* Exercise objective *
Without including any pictures, write out the listing below exactly.

* Given material *
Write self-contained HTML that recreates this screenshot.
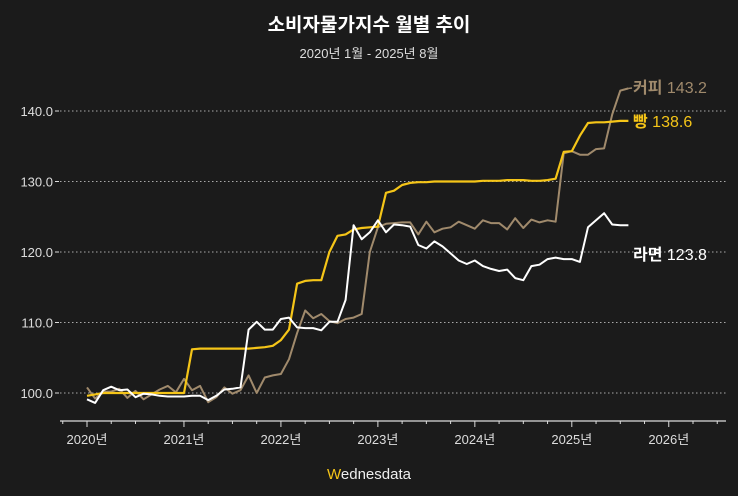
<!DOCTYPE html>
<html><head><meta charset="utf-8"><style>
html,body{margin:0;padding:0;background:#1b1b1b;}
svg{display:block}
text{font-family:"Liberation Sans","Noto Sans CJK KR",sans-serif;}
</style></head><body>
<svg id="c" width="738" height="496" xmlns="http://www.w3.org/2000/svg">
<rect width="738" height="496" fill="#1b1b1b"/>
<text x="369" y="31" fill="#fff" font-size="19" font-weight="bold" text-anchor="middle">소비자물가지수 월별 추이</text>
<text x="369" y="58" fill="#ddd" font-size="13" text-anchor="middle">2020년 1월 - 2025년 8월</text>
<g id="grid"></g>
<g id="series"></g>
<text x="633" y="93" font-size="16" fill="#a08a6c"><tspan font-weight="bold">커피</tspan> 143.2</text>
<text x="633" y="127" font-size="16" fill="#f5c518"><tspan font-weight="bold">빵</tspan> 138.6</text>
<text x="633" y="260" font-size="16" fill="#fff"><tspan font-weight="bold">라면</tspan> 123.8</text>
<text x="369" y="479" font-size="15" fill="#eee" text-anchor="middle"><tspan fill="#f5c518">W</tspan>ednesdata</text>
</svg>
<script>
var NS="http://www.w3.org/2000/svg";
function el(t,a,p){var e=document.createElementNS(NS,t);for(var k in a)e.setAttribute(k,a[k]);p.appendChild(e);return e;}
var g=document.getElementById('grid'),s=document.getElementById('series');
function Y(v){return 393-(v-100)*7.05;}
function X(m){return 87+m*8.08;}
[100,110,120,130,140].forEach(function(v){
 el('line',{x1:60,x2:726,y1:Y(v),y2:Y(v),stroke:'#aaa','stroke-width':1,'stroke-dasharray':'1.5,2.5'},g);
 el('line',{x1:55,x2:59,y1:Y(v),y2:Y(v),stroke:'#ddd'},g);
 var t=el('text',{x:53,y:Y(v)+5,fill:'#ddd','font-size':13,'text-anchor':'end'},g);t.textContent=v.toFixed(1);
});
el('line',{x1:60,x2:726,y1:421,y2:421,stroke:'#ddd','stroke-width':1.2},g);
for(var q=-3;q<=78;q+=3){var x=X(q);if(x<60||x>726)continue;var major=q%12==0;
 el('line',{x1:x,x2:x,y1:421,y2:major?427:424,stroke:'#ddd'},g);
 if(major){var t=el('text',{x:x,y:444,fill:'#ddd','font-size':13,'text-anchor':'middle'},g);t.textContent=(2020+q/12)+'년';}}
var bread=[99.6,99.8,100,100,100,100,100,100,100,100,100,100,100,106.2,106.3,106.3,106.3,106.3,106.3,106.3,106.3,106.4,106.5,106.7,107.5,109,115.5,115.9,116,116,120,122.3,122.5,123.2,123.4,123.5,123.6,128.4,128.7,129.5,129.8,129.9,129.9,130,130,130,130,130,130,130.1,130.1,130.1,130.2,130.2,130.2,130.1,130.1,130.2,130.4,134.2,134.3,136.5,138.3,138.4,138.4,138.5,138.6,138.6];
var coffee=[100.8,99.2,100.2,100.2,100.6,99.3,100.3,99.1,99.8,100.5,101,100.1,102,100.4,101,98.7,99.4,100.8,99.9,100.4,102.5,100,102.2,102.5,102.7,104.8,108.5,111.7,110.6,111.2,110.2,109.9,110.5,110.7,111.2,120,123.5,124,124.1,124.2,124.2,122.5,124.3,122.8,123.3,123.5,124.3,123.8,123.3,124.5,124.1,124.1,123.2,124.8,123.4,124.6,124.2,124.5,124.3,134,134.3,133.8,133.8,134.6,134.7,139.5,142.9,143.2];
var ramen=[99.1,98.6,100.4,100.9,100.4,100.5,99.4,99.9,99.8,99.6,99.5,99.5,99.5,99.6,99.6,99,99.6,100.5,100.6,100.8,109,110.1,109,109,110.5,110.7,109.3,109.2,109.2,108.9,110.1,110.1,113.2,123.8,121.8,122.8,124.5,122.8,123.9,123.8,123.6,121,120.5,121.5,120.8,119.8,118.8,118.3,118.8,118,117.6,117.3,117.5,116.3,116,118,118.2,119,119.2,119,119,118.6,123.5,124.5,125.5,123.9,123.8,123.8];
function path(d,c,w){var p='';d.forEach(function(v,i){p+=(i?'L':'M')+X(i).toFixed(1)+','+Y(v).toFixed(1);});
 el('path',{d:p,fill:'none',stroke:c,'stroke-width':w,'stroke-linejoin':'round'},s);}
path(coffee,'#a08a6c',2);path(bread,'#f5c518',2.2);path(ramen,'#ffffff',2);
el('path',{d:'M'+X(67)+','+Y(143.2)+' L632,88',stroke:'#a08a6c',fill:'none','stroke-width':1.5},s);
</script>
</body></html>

* Complete answer *
Write self-contained HTML that recreates this screenshot.
<!DOCTYPE html>
<html><head><meta charset="utf-8"><style>
html,body{margin:0;padding:0;background:#1b1b1b;}
svg{display:block}
text{font-family:"Liberation Sans","Noto Sans CJK KR",sans-serif;}
</style></head><body>
<svg id="c" width="738" height="496" xmlns="http://www.w3.org/2000/svg">
<rect width="738" height="496" fill="#1b1b1b"/>
<text x="369" y="31" fill="#fff" font-size="19" font-weight="bold" text-anchor="middle">소비자물가지수 월별 추이</text>
<text x="369" y="58" fill="#ddd" font-size="13" text-anchor="middle">2020년 1월 - 2025년 8월</text>
<g id="grid"></g>
<g id="series"></g>
<text x="633" y="93" font-size="16" fill="#a08a6c"><tspan font-weight="bold">커피</tspan> 143.2</text>
<text x="633" y="127" font-size="16" fill="#f5c518"><tspan font-weight="bold">빵</tspan> 138.6</text>
<text x="633" y="260" font-size="16" fill="#fff"><tspan font-weight="bold">라면</tspan> 123.8</text>
<text x="369" y="479" font-size="15" fill="#eee" text-anchor="middle"><tspan fill="#f5c518">W</tspan>ednesdata</text>
</svg>
<script>
var NS="http://www.w3.org/2000/svg";
function el(t,a,p){var e=document.createElementNS(NS,t);for(var k in a)e.setAttribute(k,a[k]);p.appendChild(e);return e;}
var g=document.getElementById('grid'),s=document.getElementById('series');
function Y(v){return 393-(v-100)*7.05;}
function X(m){return 87+m*8.08;}
[100,110,120,130,140].forEach(function(v){
 el('line',{x1:60,x2:726,y1:Y(v),y2:Y(v),stroke:'#aaa','stroke-width':1,'stroke-dasharray':'1.5,2.5'},g);
 el('line',{x1:55,x2:59,y1:Y(v),y2:Y(v),stroke:'#ddd'},g);
 var t=el('text',{x:53,y:Y(v)+5,fill:'#ddd','font-size':13,'text-anchor':'end'},g);t.textContent=v.toFixed(1);
});
el('line',{x1:60,x2:726,y1:421,y2:421,stroke:'#ddd','stroke-width':1.2},g);
for(var q=-3;q<=78;q+=3){var x=X(q);if(x<60||x>726)continue;var major=q%12==0;
 el('line',{x1:x,x2:x,y1:421,y2:major?427:424,stroke:'#ddd'},g);
 if(major){var t=el('text',{x:x,y:444,fill:'#ddd','font-size':13,'text-anchor':'middle'},g);t.textContent=(2020+q/12)+'년';}}
var bread=[99.6,99.8,100,100,100,100,100,100,100,100,100,100,100,106.2,106.3,106.3,106.3,106.3,106.3,106.3,106.3,106.4,106.5,106.7,107.5,109,115.5,115.9,116,116,120,122.3,122.5,123.2,123.4,123.5,123.6,128.4,128.7,129.5,129.8,129.9,129.9,130,130,130,130,130,130,130.1,130.1,130.1,130.2,130.2,130.2,130.1,130.1,130.2,130.4,134.2,134.3,136.5,138.3,138.4,138.4,138.5,138.6,138.6];
var coffee=[100.8,99.2,100.2,100.2,100.6,99.3,100.3,99.1,99.8,100.5,101,100.1,102,100.4,101,98.7,99.4,100.8,99.9,100.4,102.5,100,102.2,102.5,102.7,104.8,108.5,111.7,110.6,111.2,110.2,109.9,110.5,110.7,111.2,120,123.5,124,124.1,124.2,124.2,122.5,124.3,122.8,123.3,123.5,124.3,123.8,123.3,124.5,124.1,124.1,123.2,124.8,123.4,124.6,124.2,124.5,124.3,134,134.3,133.8,133.8,134.6,134.7,139.5,142.9,143.2];
var ramen=[99.1,98.6,100.4,100.9,100.4,100.5,99.4,99.9,99.8,99.6,99.5,99.5,99.5,99.6,99.6,99,99.6,100.5,100.6,100.8,109,110.1,109,109,110.5,110.7,109.3,109.2,109.2,108.9,110.1,110.1,113.2,123.8,121.8,122.8,124.5,122.8,123.9,123.8,123.6,121,120.5,121.5,120.8,119.8,118.8,118.3,118.8,118,117.6,117.3,117.5,116.3,116,118,118.2,119,119.2,119,119,118.6,123.5,124.5,125.5,123.9,123.8,123.8];
function path(d,c,w){var p='';d.forEach(function(v,i){p+=(i?'L':'M')+X(i).toFixed(1)+','+Y(v).toFixed(1);});
 el('path',{d:p,fill:'none',stroke:c,'stroke-width':w,'stroke-linejoin':'round'},s);}
path(coffee,'#a08a6c',2);path(bread,'#f5c518',2.2);path(ramen,'#ffffff',2);
el('path',{d:'M'+X(67)+','+Y(143.2)+' L632,88',stroke:'#a08a6c',fill:'none','stroke-width':1.5},s);
</script>
</body></html>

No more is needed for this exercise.